** begin Exercise materials **
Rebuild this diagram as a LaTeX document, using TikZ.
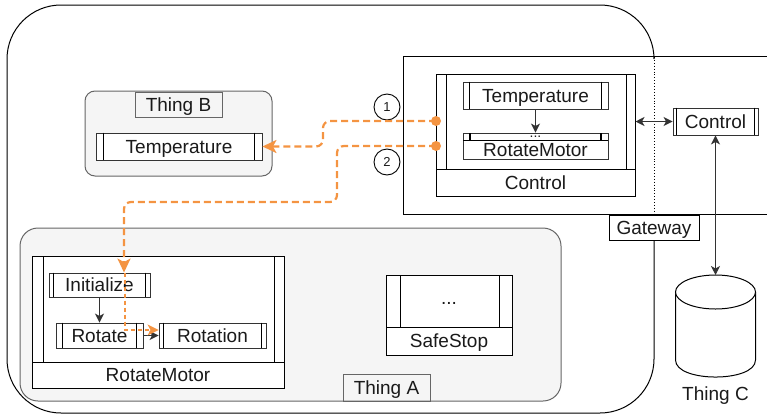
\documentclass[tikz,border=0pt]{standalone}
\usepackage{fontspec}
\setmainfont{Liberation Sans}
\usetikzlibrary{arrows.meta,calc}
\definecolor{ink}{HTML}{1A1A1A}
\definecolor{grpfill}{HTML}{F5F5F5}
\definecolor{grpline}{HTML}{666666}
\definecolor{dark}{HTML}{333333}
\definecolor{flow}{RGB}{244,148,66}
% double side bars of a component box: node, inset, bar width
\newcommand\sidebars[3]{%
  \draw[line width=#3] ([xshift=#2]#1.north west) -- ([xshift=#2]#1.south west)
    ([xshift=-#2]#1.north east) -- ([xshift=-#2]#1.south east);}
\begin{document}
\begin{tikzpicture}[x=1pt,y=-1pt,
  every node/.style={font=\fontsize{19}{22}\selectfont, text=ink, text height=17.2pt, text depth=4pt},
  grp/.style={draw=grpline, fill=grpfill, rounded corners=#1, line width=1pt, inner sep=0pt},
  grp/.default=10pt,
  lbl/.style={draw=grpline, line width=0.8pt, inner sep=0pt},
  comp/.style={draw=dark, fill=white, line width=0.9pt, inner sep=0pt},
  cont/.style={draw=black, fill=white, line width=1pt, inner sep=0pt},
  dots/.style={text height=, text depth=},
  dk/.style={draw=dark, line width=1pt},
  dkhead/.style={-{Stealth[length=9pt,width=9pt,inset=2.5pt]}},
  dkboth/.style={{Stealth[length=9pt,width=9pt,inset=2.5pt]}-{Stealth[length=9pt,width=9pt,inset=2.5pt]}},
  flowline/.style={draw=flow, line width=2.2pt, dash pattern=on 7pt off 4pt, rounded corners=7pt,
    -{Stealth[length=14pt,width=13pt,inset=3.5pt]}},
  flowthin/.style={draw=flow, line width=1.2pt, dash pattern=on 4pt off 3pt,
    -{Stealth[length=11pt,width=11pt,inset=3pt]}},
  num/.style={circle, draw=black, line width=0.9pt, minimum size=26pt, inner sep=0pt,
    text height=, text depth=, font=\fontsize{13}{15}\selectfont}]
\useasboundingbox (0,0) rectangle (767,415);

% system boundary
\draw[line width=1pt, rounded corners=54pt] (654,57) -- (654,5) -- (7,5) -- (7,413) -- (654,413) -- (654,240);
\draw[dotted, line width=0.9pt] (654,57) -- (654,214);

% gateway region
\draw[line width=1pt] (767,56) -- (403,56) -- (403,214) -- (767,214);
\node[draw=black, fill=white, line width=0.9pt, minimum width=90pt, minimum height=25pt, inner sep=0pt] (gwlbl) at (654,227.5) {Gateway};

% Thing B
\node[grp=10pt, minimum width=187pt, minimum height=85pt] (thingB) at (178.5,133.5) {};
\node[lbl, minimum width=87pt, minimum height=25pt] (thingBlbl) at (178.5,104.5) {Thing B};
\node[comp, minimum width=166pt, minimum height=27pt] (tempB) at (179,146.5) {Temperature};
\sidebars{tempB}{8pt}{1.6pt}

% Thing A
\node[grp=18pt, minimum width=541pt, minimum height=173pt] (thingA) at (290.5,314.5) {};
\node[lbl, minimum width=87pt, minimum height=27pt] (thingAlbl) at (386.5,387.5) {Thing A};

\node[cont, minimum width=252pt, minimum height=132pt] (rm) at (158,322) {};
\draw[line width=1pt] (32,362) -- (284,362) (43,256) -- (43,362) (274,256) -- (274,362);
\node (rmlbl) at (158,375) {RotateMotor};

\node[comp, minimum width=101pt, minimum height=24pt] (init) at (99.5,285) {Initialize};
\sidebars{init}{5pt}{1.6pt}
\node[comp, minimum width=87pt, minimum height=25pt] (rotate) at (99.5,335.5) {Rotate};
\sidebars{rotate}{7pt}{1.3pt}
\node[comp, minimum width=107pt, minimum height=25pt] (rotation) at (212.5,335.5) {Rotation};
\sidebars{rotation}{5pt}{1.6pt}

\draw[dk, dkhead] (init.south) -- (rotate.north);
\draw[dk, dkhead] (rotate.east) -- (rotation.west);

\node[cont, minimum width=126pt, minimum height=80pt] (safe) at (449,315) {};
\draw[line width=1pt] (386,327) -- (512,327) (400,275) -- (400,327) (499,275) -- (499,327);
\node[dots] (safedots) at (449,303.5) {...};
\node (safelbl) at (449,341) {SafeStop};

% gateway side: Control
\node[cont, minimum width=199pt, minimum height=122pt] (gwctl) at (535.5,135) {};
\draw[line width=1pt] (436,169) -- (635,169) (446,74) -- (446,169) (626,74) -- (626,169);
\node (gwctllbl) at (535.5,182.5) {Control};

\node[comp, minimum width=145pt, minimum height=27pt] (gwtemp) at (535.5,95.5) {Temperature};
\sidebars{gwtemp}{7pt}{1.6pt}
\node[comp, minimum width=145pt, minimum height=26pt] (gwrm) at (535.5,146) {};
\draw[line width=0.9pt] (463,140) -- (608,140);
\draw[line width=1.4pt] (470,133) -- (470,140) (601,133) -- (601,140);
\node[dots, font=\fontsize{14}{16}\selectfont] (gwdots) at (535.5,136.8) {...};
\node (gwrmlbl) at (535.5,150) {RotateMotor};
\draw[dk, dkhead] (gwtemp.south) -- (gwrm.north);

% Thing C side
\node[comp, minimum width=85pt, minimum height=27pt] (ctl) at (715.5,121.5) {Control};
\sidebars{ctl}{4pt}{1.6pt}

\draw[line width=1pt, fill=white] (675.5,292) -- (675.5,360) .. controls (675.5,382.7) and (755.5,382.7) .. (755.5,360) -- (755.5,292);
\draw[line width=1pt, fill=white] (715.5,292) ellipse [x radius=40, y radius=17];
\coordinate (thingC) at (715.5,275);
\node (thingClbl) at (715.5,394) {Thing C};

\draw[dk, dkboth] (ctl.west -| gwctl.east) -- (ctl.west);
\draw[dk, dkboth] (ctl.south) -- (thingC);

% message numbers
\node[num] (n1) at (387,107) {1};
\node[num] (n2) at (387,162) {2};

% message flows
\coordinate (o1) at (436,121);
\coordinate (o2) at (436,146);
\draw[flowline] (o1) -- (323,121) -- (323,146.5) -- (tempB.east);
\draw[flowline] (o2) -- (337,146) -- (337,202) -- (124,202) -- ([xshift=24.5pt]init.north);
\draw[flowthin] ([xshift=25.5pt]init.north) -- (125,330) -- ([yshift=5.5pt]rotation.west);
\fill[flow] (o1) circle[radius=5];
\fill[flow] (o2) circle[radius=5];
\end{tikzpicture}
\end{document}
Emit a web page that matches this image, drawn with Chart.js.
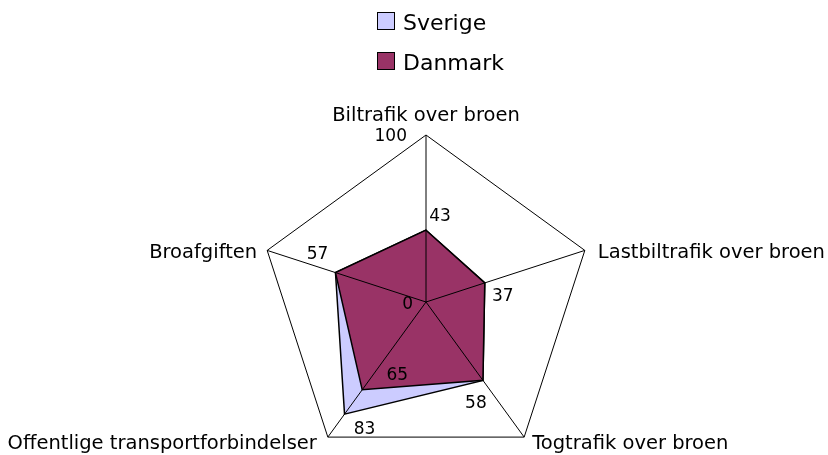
** end Exercise materials **
#### What is needed
Each line of the data should be quoted exactly, with pictures left out.

#### Correct answer
Rebuild this diagram as a LaTeX document, using TikZ.
\documentclass[tikz,border=0pt]{standalone}
\usepackage{fontspec}
\setmainfont{Liberation Sans}
\usetikzlibrary{arrows.meta,calc}
\definecolor{ink}{HTML}{1A1A1A}
\definecolor{grpfill}{HTML}{F5F5F5}
\definecolor{grpline}{HTML}{666666}
\definecolor{dark}{HTML}{333333}
\definecolor{flow}{RGB}{244,148,66}
% double side bars of a component box: node, inset, bar width
\newcommand\sidebars[3]{%
  \draw[line width=#3] ([xshift=#2]#1.north west) -- ([xshift=#2]#1.south west)
    ([xshift=-#2]#1.north east) -- ([xshift=-#2]#1.south east);}
\begin{document}
\begin{tikzpicture}[x=1pt,y=-1pt,
  every node/.style={font=\fontsize{19}{22}\selectfont, text=ink, text height=17.2pt, text depth=4pt},
  grp/.style={draw=grpline, fill=grpfill, rounded corners=#1, line width=1pt, inner sep=0pt},
  grp/.default=10pt,
  lbl/.style={draw=grpline, line width=0.8pt, inner sep=0pt},
  comp/.style={draw=dark, fill=white, line width=0.9pt, inner sep=0pt},
  cont/.style={draw=black, fill=white, line width=1pt, inner sep=0pt},
  dots/.style={text height=, text depth=},
  dk/.style={draw=dark, line width=1pt},
  dkhead/.style={-{Stealth[length=9pt,width=9pt,inset=2.5pt]}},
  dkboth/.style={{Stealth[length=9pt,width=9pt,inset=2.5pt]}-{Stealth[length=9pt,width=9pt,inset=2.5pt]}},
  flowline/.style={draw=flow, line width=2.2pt, dash pattern=on 7pt off 4pt, rounded corners=7pt,
    -{Stealth[length=14pt,width=13pt,inset=3.5pt]}},
  flowthin/.style={draw=flow, line width=1.2pt, dash pattern=on 4pt off 3pt,
    -{Stealth[length=11pt,width=11pt,inset=3pt]}},
  num/.style={circle, draw=black, line width=0.9pt, minimum size=26pt, inner sep=0pt,
    text height=, text depth=, font=\fontsize{13}{15}\selectfont}]
\useasboundingbox (0,0) rectangle (767,415);

% system boundary
\draw[line width=1pt, rounded corners=54pt] (654,57) -- (654,5) -- (7,5) -- (7,413) -- (654,413) -- (654,240);
\draw[dotted, line width=0.9pt] (654,57) -- (654,214);

% gateway region
\draw[line width=1pt] (767,56) -- (403,56) -- (403,214) -- (767,214);
\node[draw=black, fill=white, line width=0.9pt, minimum width=90pt, minimum height=25pt, inner sep=0pt] (gwlbl) at (654,227.5) {Gateway};

% Thing B
\node[grp=10pt, minimum width=187pt, minimum height=85pt] (thingB) at (178.5,133.5) {};
\node[lbl, minimum width=87pt, minimum height=25pt] (thingBlbl) at (178.5,104.5) {Thing B};
\node[comp, minimum width=166pt, minimum height=27pt] (tempB) at (179,146.5) {Temperature};
\sidebars{tempB}{8pt}{1.6pt}

% Thing A
\node[grp=18pt, minimum width=541pt, minimum height=173pt] (thingA) at (290.5,314.5) {};
\node[lbl, minimum width=87pt, minimum height=27pt] (thingAlbl) at (386.5,387.5) {Thing A};

\node[cont, minimum width=252pt, minimum height=132pt] (rm) at (158,322) {};
\draw[line width=1pt] (32,362) -- (284,362) (43,256) -- (43,362) (274,256) -- (274,362);
\node (rmlbl) at (158,375) {RotateMotor};

\node[comp, minimum width=101pt, minimum height=24pt] (init) at (99.5,285) {Initialize};
\sidebars{init}{5pt}{1.6pt}
\node[comp, minimum width=87pt, minimum height=25pt] (rotate) at (99.5,335.5) {Rotate};
\sidebars{rotate}{7pt}{1.3pt}
\node[comp, minimum width=107pt, minimum height=25pt] (rotation) at (212.5,335.5) {Rotation};
\sidebars{rotation}{5pt}{1.6pt}

\draw[dk, dkhead] (init.south) -- (rotate.north);
\draw[dk, dkhead] (rotate.east) -- (rotation.west);

\node[cont, minimum width=126pt, minimum height=80pt] (safe) at (449,315) {};
\draw[line width=1pt] (386,327) -- (512,327) (400,275) -- (400,327) (499,275) -- (499,327);
\node[dots] (safedots) at (449,303.5) {...};
\node (safelbl) at (449,341) {SafeStop};

% gateway side: Control
\node[cont, minimum width=199pt, minimum height=122pt] (gwctl) at (535.5,135) {};
\draw[line width=1pt] (436,169) -- (635,169) (446,74) -- (446,169) (626,74) -- (626,169);
\node (gwctllbl) at (535.5,182.5) {Control};

\node[comp, minimum width=145pt, minimum height=27pt] (gwtemp) at (535.5,95.5) {Temperature};
\sidebars{gwtemp}{7pt}{1.6pt}
\node[comp, minimum width=145pt, minimum height=26pt] (gwrm) at (535.5,146) {};
\draw[line width=0.9pt] (463,140) -- (608,140);
\draw[line width=1.4pt] (470,133) -- (470,140) (601,133) -- (601,140);
\node[dots, font=\fontsize{14}{16}\selectfont] (gwdots) at (535.5,136.8) {...};
\node (gwrmlbl) at (535.5,150) {RotateMotor};
\draw[dk, dkhead] (gwtemp.south) -- (gwrm.north);

% Thing C side
\node[comp, minimum width=85pt, minimum height=27pt] (ctl) at (715.5,121.5) {Control};
\sidebars{ctl}{4pt}{1.6pt}

\draw[line width=1pt, fill=white] (675.5,292) -- (675.5,360) .. controls (675.5,382.7) and (755.5,382.7) .. (755.5,360) -- (755.5,292);
\draw[line width=1pt, fill=white] (715.5,292) ellipse [x radius=40, y radius=17];
\coordinate (thingC) at (715.5,275);
\node (thingClbl) at (715.5,394) {Thing C};

\draw[dk, dkboth] (ctl.west -| gwctl.east) -- (ctl.west);
\draw[dk, dkboth] (ctl.south) -- (thingC);

% message numbers
\node[num] (n1) at (387,107) {1};
\node[num] (n2) at (387,162) {2};

% message flows
\coordinate (o1) at (436,121);
\coordinate (o2) at (436,146);
\draw[flowline] (o1) -- (323,121) -- (323,146.5) -- (tempB.east);
\draw[flowline] (o2) -- (337,146) -- (337,202) -- (124,202) -- ([xshift=24.5pt]init.north);
\draw[flowthin] ([xshift=25.5pt]init.north) -- (125,330) -- ([yshift=5.5pt]rotation.west);
\fill[flow] (o1) circle[radius=5];
\fill[flow] (o2) circle[radius=5];
\end{tikzpicture}
\end{document}
Emit a web page that matches this image, drawn with Chart.js.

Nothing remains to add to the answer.